• [PROVIDED DATA]
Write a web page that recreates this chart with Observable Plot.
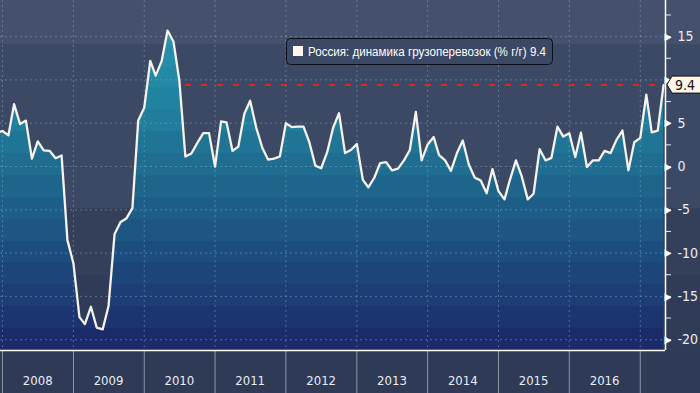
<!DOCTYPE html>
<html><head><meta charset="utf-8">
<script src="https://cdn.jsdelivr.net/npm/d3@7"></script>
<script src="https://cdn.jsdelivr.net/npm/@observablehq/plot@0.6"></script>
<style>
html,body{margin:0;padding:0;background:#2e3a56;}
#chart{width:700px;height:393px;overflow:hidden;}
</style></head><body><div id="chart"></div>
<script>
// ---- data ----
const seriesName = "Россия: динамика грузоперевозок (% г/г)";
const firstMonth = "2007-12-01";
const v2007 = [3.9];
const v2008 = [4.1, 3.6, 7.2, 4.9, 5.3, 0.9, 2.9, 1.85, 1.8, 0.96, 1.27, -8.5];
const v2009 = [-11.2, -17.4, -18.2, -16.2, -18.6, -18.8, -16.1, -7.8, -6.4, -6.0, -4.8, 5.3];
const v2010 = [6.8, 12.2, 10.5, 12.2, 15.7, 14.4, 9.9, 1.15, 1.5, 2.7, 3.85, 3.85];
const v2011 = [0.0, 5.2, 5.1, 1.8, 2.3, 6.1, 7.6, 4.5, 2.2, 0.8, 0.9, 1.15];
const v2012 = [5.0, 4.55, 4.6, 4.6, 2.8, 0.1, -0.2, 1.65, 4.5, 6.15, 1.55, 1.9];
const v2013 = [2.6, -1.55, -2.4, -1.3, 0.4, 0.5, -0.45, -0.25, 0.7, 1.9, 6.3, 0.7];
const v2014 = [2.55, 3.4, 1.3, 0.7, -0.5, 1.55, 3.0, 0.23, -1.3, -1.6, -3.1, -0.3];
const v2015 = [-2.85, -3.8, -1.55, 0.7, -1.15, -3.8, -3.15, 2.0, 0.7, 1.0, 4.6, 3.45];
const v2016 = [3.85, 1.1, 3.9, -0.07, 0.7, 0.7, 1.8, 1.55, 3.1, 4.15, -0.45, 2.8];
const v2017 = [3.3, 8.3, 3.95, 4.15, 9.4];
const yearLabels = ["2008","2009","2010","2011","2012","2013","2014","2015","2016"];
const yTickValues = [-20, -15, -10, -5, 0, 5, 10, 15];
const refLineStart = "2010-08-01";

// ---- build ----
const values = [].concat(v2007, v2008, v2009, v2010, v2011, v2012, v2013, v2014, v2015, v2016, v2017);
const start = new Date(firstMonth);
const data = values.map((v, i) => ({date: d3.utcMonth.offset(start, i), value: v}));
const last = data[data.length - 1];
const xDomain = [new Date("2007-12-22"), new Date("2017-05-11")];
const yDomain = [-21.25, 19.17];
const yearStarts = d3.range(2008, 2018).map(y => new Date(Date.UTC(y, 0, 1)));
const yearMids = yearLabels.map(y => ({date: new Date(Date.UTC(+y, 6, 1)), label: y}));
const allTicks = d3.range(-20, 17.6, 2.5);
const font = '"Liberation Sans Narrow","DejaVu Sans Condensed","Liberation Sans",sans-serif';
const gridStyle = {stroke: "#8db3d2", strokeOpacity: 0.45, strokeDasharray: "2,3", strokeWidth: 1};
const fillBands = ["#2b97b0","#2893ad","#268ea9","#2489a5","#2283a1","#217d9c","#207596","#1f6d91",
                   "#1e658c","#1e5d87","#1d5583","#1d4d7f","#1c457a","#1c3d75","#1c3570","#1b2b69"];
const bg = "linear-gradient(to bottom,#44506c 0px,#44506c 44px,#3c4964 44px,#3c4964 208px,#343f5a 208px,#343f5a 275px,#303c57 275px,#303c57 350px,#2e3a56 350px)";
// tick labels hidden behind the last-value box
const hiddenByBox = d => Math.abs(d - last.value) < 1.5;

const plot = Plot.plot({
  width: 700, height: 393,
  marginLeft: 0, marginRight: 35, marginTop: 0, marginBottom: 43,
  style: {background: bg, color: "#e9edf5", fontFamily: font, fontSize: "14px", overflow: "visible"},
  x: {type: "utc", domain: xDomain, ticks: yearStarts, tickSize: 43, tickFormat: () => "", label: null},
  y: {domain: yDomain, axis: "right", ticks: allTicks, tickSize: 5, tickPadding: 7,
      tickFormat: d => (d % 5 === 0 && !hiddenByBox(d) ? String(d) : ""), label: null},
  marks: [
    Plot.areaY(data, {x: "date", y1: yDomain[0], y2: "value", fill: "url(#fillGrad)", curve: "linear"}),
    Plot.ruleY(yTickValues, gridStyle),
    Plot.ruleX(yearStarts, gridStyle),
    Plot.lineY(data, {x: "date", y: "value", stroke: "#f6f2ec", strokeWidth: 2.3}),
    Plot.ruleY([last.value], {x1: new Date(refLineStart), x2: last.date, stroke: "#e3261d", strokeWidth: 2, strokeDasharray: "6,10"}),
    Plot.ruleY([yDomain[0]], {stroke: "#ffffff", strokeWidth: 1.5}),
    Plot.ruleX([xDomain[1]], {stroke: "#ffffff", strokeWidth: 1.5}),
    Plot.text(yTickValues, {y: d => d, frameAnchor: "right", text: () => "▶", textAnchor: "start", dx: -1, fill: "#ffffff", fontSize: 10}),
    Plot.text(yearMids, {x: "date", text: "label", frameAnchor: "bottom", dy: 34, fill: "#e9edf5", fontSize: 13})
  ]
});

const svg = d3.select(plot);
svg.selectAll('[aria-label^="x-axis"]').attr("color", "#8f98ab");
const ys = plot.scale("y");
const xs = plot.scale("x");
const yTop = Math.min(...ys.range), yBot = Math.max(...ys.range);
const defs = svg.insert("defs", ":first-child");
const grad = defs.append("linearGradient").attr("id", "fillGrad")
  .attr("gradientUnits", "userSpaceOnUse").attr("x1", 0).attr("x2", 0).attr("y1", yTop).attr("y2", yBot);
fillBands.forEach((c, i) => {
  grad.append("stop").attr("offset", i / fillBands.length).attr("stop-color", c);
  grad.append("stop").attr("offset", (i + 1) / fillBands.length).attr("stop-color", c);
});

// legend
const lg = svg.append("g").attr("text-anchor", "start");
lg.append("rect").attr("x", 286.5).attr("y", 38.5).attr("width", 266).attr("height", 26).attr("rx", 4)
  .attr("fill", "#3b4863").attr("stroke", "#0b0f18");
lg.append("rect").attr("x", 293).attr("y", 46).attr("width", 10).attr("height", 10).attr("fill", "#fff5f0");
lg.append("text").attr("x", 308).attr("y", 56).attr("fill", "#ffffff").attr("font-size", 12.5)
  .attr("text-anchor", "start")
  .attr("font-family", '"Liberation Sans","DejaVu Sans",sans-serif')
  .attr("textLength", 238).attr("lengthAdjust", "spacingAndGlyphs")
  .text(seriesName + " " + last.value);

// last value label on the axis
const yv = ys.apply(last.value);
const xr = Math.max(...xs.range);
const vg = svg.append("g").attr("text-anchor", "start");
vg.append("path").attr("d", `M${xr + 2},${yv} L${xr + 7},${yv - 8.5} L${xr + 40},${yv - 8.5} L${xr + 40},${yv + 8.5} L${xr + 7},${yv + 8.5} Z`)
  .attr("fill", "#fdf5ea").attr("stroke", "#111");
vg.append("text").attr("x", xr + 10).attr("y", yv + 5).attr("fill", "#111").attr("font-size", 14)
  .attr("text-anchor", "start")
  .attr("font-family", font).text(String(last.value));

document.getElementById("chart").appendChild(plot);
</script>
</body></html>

• [WHAT THE EXERCISE ASKS]
Without the pictures, transcribe the listing above exactly.

• [ANSWER TO THE TASK]
Write a web page that recreates this chart with Observable Plot.
<!DOCTYPE html>
<html><head><meta charset="utf-8">
<script src="https://cdn.jsdelivr.net/npm/d3@7"></script>
<script src="https://cdn.jsdelivr.net/npm/@observablehq/plot@0.6"></script>
<style>
html,body{margin:0;padding:0;background:#2e3a56;}
#chart{width:700px;height:393px;overflow:hidden;}
</style></head><body><div id="chart"></div>
<script>
// ---- data ----
const seriesName = "Россия: динамика грузоперевозок (% г/г)";
const firstMonth = "2007-12-01";
const v2007 = [3.9];
const v2008 = [4.1, 3.6, 7.2, 4.9, 5.3, 0.9, 2.9, 1.85, 1.8, 0.96, 1.27, -8.5];
const v2009 = [-11.2, -17.4, -18.2, -16.2, -18.6, -18.8, -16.1, -7.8, -6.4, -6.0, -4.8, 5.3];
const v2010 = [6.8, 12.2, 10.5, 12.2, 15.7, 14.4, 9.9, 1.15, 1.5, 2.7, 3.85, 3.85];
const v2011 = [0.0, 5.2, 5.1, 1.8, 2.3, 6.1, 7.6, 4.5, 2.2, 0.8, 0.9, 1.15];
const v2012 = [5.0, 4.55, 4.6, 4.6, 2.8, 0.1, -0.2, 1.65, 4.5, 6.15, 1.55, 1.9];
const v2013 = [2.6, -1.55, -2.4, -1.3, 0.4, 0.5, -0.45, -0.25, 0.7, 1.9, 6.3, 0.7];
const v2014 = [2.55, 3.4, 1.3, 0.7, -0.5, 1.55, 3.0, 0.23, -1.3, -1.6, -3.1, -0.3];
const v2015 = [-2.85, -3.8, -1.55, 0.7, -1.15, -3.8, -3.15, 2.0, 0.7, 1.0, 4.6, 3.45];
const v2016 = [3.85, 1.1, 3.9, -0.07, 0.7, 0.7, 1.8, 1.55, 3.1, 4.15, -0.45, 2.8];
const v2017 = [3.3, 8.3, 3.95, 4.15, 9.4];
const yearLabels = ["2008","2009","2010","2011","2012","2013","2014","2015","2016"];
const yTickValues = [-20, -15, -10, -5, 0, 5, 10, 15];
const refLineStart = "2010-08-01";

// ---- build ----
const values = [].concat(v2007, v2008, v2009, v2010, v2011, v2012, v2013, v2014, v2015, v2016, v2017);
const start = new Date(firstMonth);
const data = values.map((v, i) => ({date: d3.utcMonth.offset(start, i), value: v}));
const last = data[data.length - 1];
const xDomain = [new Date("2007-12-22"), new Date("2017-05-11")];
const yDomain = [-21.25, 19.17];
const yearStarts = d3.range(2008, 2018).map(y => new Date(Date.UTC(y, 0, 1)));
const yearMids = yearLabels.map(y => ({date: new Date(Date.UTC(+y, 6, 1)), label: y}));
const allTicks = d3.range(-20, 17.6, 2.5);
const font = '"Liberation Sans Narrow","DejaVu Sans Condensed","Liberation Sans",sans-serif';
const gridStyle = {stroke: "#8db3d2", strokeOpacity: 0.45, strokeDasharray: "2,3", strokeWidth: 1};
const fillBands = ["#2b97b0","#2893ad","#268ea9","#2489a5","#2283a1","#217d9c","#207596","#1f6d91",
                   "#1e658c","#1e5d87","#1d5583","#1d4d7f","#1c457a","#1c3d75","#1c3570","#1b2b69"];
const bg = "linear-gradient(to bottom,#44506c 0px,#44506c 44px,#3c4964 44px,#3c4964 208px,#343f5a 208px,#343f5a 275px,#303c57 275px,#303c57 350px,#2e3a56 350px)";
// tick labels hidden behind the last-value box
const hiddenByBox = d => Math.abs(d - last.value) < 1.5;

const plot = Plot.plot({
  width: 700, height: 393,
  marginLeft: 0, marginRight: 35, marginTop: 0, marginBottom: 43,
  style: {background: bg, color: "#e9edf5", fontFamily: font, fontSize: "14px", overflow: "visible"},
  x: {type: "utc", domain: xDomain, ticks: yearStarts, tickSize: 43, tickFormat: () => "", label: null},
  y: {domain: yDomain, axis: "right", ticks: allTicks, tickSize: 5, tickPadding: 7,
      tickFormat: d => (d % 5 === 0 && !hiddenByBox(d) ? String(d) : ""), label: null},
  marks: [
    Plot.areaY(data, {x: "date", y1: yDomain[0], y2: "value", fill: "url(#fillGrad)", curve: "linear"}),
    Plot.ruleY(yTickValues, gridStyle),
    Plot.ruleX(yearStarts, gridStyle),
    Plot.lineY(data, {x: "date", y: "value", stroke: "#f6f2ec", strokeWidth: 2.3}),
    Plot.ruleY([last.value], {x1: new Date(refLineStart), x2: last.date, stroke: "#e3261d", strokeWidth: 2, strokeDasharray: "6,10"}),
    Plot.ruleY([yDomain[0]], {stroke: "#ffffff", strokeWidth: 1.5}),
    Plot.ruleX([xDomain[1]], {stroke: "#ffffff", strokeWidth: 1.5}),
    Plot.text(yTickValues, {y: d => d, frameAnchor: "right", text: () => "▶", textAnchor: "start", dx: -1, fill: "#ffffff", fontSize: 10}),
    Plot.text(yearMids, {x: "date", text: "label", frameAnchor: "bottom", dy: 34, fill: "#e9edf5", fontSize: 13})
  ]
});

const svg = d3.select(plot);
svg.selectAll('[aria-label^="x-axis"]').attr("color", "#8f98ab");
const ys = plot.scale("y");
const xs = plot.scale("x");
const yTop = Math.min(...ys.range), yBot = Math.max(...ys.range);
const defs = svg.insert("defs", ":first-child");
const grad = defs.append("linearGradient").attr("id", "fillGrad")
  .attr("gradientUnits", "userSpaceOnUse").attr("x1", 0).attr("x2", 0).attr("y1", yTop).attr("y2", yBot);
fillBands.forEach((c, i) => {
  grad.append("stop").attr("offset", i / fillBands.length).attr("stop-color", c);
  grad.append("stop").attr("offset", (i + 1) / fillBands.length).attr("stop-color", c);
});

// legend
const lg = svg.append("g").attr("text-anchor", "start");
lg.append("rect").attr("x", 286.5).attr("y", 38.5).attr("width", 266).attr("height", 26).attr("rx", 4)
  .attr("fill", "#3b4863").attr("stroke", "#0b0f18");
lg.append("rect").attr("x", 293).attr("y", 46).attr("width", 10).attr("height", 10).attr("fill", "#fff5f0");
lg.append("text").attr("x", 308).attr("y", 56).attr("fill", "#ffffff").attr("font-size", 12.5)
  .attr("text-anchor", "start")
  .attr("font-family", '"Liberation Sans","DejaVu Sans",sans-serif')
  .attr("textLength", 238).attr("lengthAdjust", "spacingAndGlyphs")
  .text(seriesName + " " + last.value);

// last value label on the axis
const yv = ys.apply(last.value);
const xr = Math.max(...xs.range);
const vg = svg.append("g").attr("text-anchor", "start");
vg.append("path").attr("d", `M${xr + 2},${yv} L${xr + 7},${yv - 8.5} L${xr + 40},${yv - 8.5} L${xr + 40},${yv + 8.5} L${xr + 7},${yv + 8.5} Z`)
  .attr("fill", "#fdf5ea").attr("stroke", "#111");
vg.append("text").attr("x", xr + 10).attr("y", yv + 5).attr("fill", "#111").attr("font-size", 14)
  .attr("text-anchor", "start")
  .attr("font-family", font).text(String(last.value));

document.getElementById("chart").appendChild(plot);
</script>
</body></html>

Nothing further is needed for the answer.